Figure scripts
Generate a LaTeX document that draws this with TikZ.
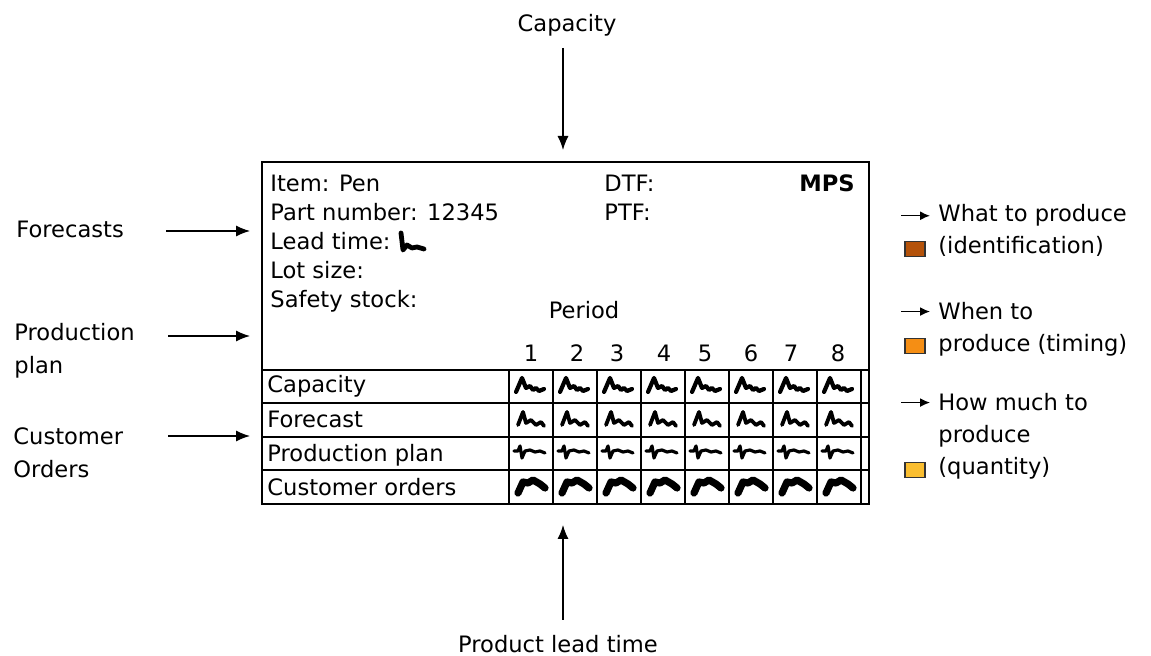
\documentclass[tikz,border=0pt]{standalone}
\usepackage{fontspec}
\setmainfont{DejaVu Sans}
\usepackage{tikz}
\usetikzlibrary{arrows.meta, positioning, calc}
\definecolor{whatcolor}{RGB}{180,82,10}
\definecolor{whencolor}{RGB}{245,142,20}
\definecolor{howcolor}{RGB}{250,190,48}

\begin{document}
\begin{tikzpicture}[
    x=0.5pt, y=-0.5pt,
    every node/.style={font=\fontsize{11.3}{14.5}\selectfont, inner sep=0pt},
    inarrow/.style={-{Latex[length=7pt,width=5.5pt]}, line width=0.6pt},
    legarrow/.style={-{Latex[length=5pt,width=4.5pt]}, line width=0.7pt},
    sidelbl/.style={anchor=north west, align=left, font=\fontsize{11.3}{16.7}\selectfont},
    swatch/.style={draw=black!80, line width=0.6pt, minimum width=10pt, minimum height=7.5pt},
    scrib/.style={line width=2.1pt, line join=round, line cap=round},
    capscrib/.pic={\draw[scrib] (-15,6) -- (-9,-8) -- (-5,2) -- (-1,0) -- (2,4) -- (5,2) -- (8,5) -- (13,3);},
    fcscrib/.pic={\draw[scrib, line width=1.9pt] (-13,5) -- (-8,-8) -- (-5,3) -- (0,0) -- (5,5) -- (10,2) -- (13,6);},
    ppscrib/.pic={\draw[scrib, line width=1.6pt] (-17,-3) -- (-13,-3) -- (-11,-8) -- (-9,4) -- (-6,-3) -- (-1,-4) -- (4,-2) -- (9,-3) -- (14,-1);},
    coscrib/.pic={\draw[scrib, line width=3.6pt] (-13,6) -- (-8,-5) -- (-3,-4) -- (2,-7) -- (9,-3) -- (14,1);}
]
\useasboundingbox (0,0) rectangle (1151,656);

% --- MPS record ---
\draw[line width=0.6pt] (262,162) rectangle (869,504);
\foreach \y in {370,403,437,470}
    \draw[line width=0.6pt] (262,\y) -- (869,\y);
\foreach \x in {509,553,...,861}
    \draw[line width=0.6pt] (\x,370) -- (\x,504);

\foreach \t [count=\i] in {Item: Pen, Part number: 12345, Lead time:, Lot size:, Safety stock:}
    \node[anchor=base west] (info\i) at (270,{192+29*(\i-1)}) {\t};
\draw[scrib, line width=2.4pt] (401,233) -- (403,250) -- (407,245) -- (412,248) -- (417,247) -- (424,249);

\node[anchor=base west] (dtf) at (604,192) {DTF:};
\node[anchor=base west] (ptf) at (604,221) {PTF:};
\node[anchor=base east, font=\fontsize{11.3}{14.5}\selectfont\bfseries] (mpsLbl) at (855,192) {MPS};

\node[anchor=base] (period) at (584,319) {Period};
\foreach \n/\px in {1/531,2/577,3/617,4/664,5/705,6/751,7/791,8/838}
    \node[anchor=base] (per\n) at (\px,362) {\n};

\foreach \t/\y [count=\i] in {Capacity/393, Forecast/428, Production plan/462, Customer orders/496}
    \node[anchor=base west] (row\i) at (267,\y) {\t};

\foreach \k in {0,...,7} {
    \pic at ({531+44*\k},386) {capscrib};
    \pic at ({531+44*\k},420) {fcscrib};
    \pic at ({531+44*\k},454) {ppscrib};
    \pic at ({531+44*\k},487) {coscrib};
}

% --- Inputs ---
\node[anchor=base] (capLbl) at (567,32) {Capacity};
\coordinate (capFrom) at (563,48);
\coordinate (capTo) at (563,150);
\draw[inarrow] (capFrom) -- (capTo);

\node[sidelbl] (fcLbl) at (16,221) {Forecasts};
\coordinate (fcFrom) at (166,231);
\coordinate (fcTo) at (250,231);
\draw[inarrow] (fcFrom) -- (fcTo);

\node[sidelbl] (ppLbl) at (14,323) {Production\\plan};
\coordinate (ppFrom) at (168,336);
\coordinate (ppTo) at (250,336);
\draw[inarrow] (ppFrom) -- (ppTo);

\node[sidelbl] (coLbl) at (13,427) {Customer\\Orders};
\coordinate (coFrom) at (168,436);
\coordinate (coTo) at (250,436);
\draw[inarrow] (coFrom) -- (coTo);

\node[anchor=base] (pltLbl) at (558,653) {Product lead time};
\coordinate (pltFrom) at (563,620);
\coordinate (pltTo) at (563,525);
\draw[inarrow] (pltFrom) -- (pltTo);

% --- Outputs ---
\node[anchor=base west] (what1) at (938,222) {What to produce};
\node[anchor=base west] (what2) at (938,254) {(identification)};
\draw[legarrow] ([xshift=-18.5pt]what1.west) -- ([xshift=-4pt]what1.west);
\node[swatch, fill=whatcolor] (whatBox) at (915,249) {};

\node[anchor=base west] (when1) at (938,320) {When to};
\node[anchor=base west] (when2) at (938,352) {produce (timing)};
\draw[legarrow] ([xshift=-18.5pt]when1.west) -- ([xshift=-4pt]when1.west);
\node[swatch, fill=whencolor] (whenBox) at (915,346) {};

\node[anchor=base west] (how1) at (938,411) {How much to};
\node[anchor=base west] (how2) at (938,443) {produce};
\node[anchor=base west] (how3) at (938,475) {(quantity)};
\draw[legarrow] ([xshift=-18.5pt]how1.west) -- ([xshift=-4pt]how1.west);
\node[swatch, fill=howcolor] (howBox) at (915,470) {};
\end{tikzpicture}
\end{document}
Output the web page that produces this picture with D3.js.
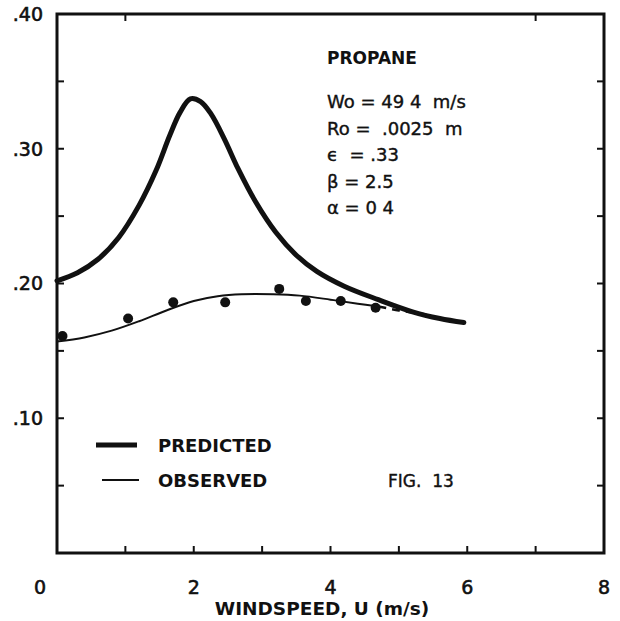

Prompt: Set the entries down again exactly. Do not include the images.

Answer for this exercise:
Generate a LaTeX document that draws this with TikZ.
\documentclass[tikz,border=0pt]{standalone}
\usepackage{fontspec}
\setmainfont{DejaVu Sans}
\usepackage{tikz}
\usetikzlibrary{arrows.meta, positioning, calc}
\definecolor{whatcolor}{RGB}{180,82,10}
\definecolor{whencolor}{RGB}{245,142,20}
\definecolor{howcolor}{RGB}{250,190,48}

\begin{document}
\begin{tikzpicture}[
    x=0.5pt, y=-0.5pt,
    every node/.style={font=\fontsize{11.3}{14.5}\selectfont, inner sep=0pt},
    inarrow/.style={-{Latex[length=7pt,width=5.5pt]}, line width=0.6pt},
    legarrow/.style={-{Latex[length=5pt,width=4.5pt]}, line width=0.7pt},
    sidelbl/.style={anchor=north west, align=left, font=\fontsize{11.3}{16.7}\selectfont},
    swatch/.style={draw=black!80, line width=0.6pt, minimum width=10pt, minimum height=7.5pt},
    scrib/.style={line width=2.1pt, line join=round, line cap=round},
    capscrib/.pic={\draw[scrib] (-15,6) -- (-9,-8) -- (-5,2) -- (-1,0) -- (2,4) -- (5,2) -- (8,5) -- (13,3);},
    fcscrib/.pic={\draw[scrib, line width=1.9pt] (-13,5) -- (-8,-8) -- (-5,3) -- (0,0) -- (5,5) -- (10,2) -- (13,6);},
    ppscrib/.pic={\draw[scrib, line width=1.6pt] (-17,-3) -- (-13,-3) -- (-11,-8) -- (-9,4) -- (-6,-3) -- (-1,-4) -- (4,-2) -- (9,-3) -- (14,-1);},
    coscrib/.pic={\draw[scrib, line width=3.6pt] (-13,6) -- (-8,-5) -- (-3,-4) -- (2,-7) -- (9,-3) -- (14,1);}
]
\useasboundingbox (0,0) rectangle (1151,656);

% --- MPS record ---
\draw[line width=0.6pt] (262,162) rectangle (869,504);
\foreach \y in {370,403,437,470}
    \draw[line width=0.6pt] (262,\y) -- (869,\y);
\foreach \x in {509,553,...,861}
    \draw[line width=0.6pt] (\x,370) -- (\x,504);

\foreach \t [count=\i] in {Item: Pen, Part number: 12345, Lead time:, Lot size:, Safety stock:}
    \node[anchor=base west] (info\i) at (270,{192+29*(\i-1)}) {\t};
\draw[scrib, line width=2.4pt] (401,233) -- (403,250) -- (407,245) -- (412,248) -- (417,247) -- (424,249);

\node[anchor=base west] (dtf) at (604,192) {DTF:};
\node[anchor=base west] (ptf) at (604,221) {PTF:};
\node[anchor=base east, font=\fontsize{11.3}{14.5}\selectfont\bfseries] (mpsLbl) at (855,192) {MPS};

\node[anchor=base] (period) at (584,319) {Period};
\foreach \n/\px in {1/531,2/577,3/617,4/664,5/705,6/751,7/791,8/838}
    \node[anchor=base] (per\n) at (\px,362) {\n};

\foreach \t/\y [count=\i] in {Capacity/393, Forecast/428, Production plan/462, Customer orders/496}
    \node[anchor=base west] (row\i) at (267,\y) {\t};

\foreach \k in {0,...,7} {
    \pic at ({531+44*\k},386) {capscrib};
    \pic at ({531+44*\k},420) {fcscrib};
    \pic at ({531+44*\k},454) {ppscrib};
    \pic at ({531+44*\k},487) {coscrib};
}

% --- Inputs ---
\node[anchor=base] (capLbl) at (567,32) {Capacity};
\coordinate (capFrom) at (563,48);
\coordinate (capTo) at (563,150);
\draw[inarrow] (capFrom) -- (capTo);

\node[sidelbl] (fcLbl) at (16,221) {Forecasts};
\coordinate (fcFrom) at (166,231);
\coordinate (fcTo) at (250,231);
\draw[inarrow] (fcFrom) -- (fcTo);

\node[sidelbl] (ppLbl) at (14,323) {Production\\plan};
\coordinate (ppFrom) at (168,336);
\coordinate (ppTo) at (250,336);
\draw[inarrow] (ppFrom) -- (ppTo);

\node[sidelbl] (coLbl) at (13,427) {Customer\\Orders};
\coordinate (coFrom) at (168,436);
\coordinate (coTo) at (250,436);
\draw[inarrow] (coFrom) -- (coTo);

\node[anchor=base] (pltLbl) at (558,653) {Product lead time};
\coordinate (pltFrom) at (563,620);
\coordinate (pltTo) at (563,525);
\draw[inarrow] (pltFrom) -- (pltTo);

% --- Outputs ---
\node[anchor=base west] (what1) at (938,222) {What to produce};
\node[anchor=base west] (what2) at (938,254) {(identification)};
\draw[legarrow] ([xshift=-18.5pt]what1.west) -- ([xshift=-4pt]what1.west);
\node[swatch, fill=whatcolor] (whatBox) at (915,249) {};

\node[anchor=base west] (when1) at (938,320) {When to};
\node[anchor=base west] (when2) at (938,352) {produce (timing)};
\draw[legarrow] ([xshift=-18.5pt]when1.west) -- ([xshift=-4pt]when1.west);
\node[swatch, fill=whencolor] (whenBox) at (915,346) {};

\node[anchor=base west] (how1) at (938,411) {How much to};
\node[anchor=base west] (how2) at (938,443) {produce};
\node[anchor=base west] (how3) at (938,475) {(quantity)};
\draw[legarrow] ([xshift=-18.5pt]how1.west) -- ([xshift=-4pt]how1.west);
\node[swatch, fill=howcolor] (howBox) at (915,470) {};
\end{tikzpicture}
\end{document}
Output the web page that produces this picture with D3.js.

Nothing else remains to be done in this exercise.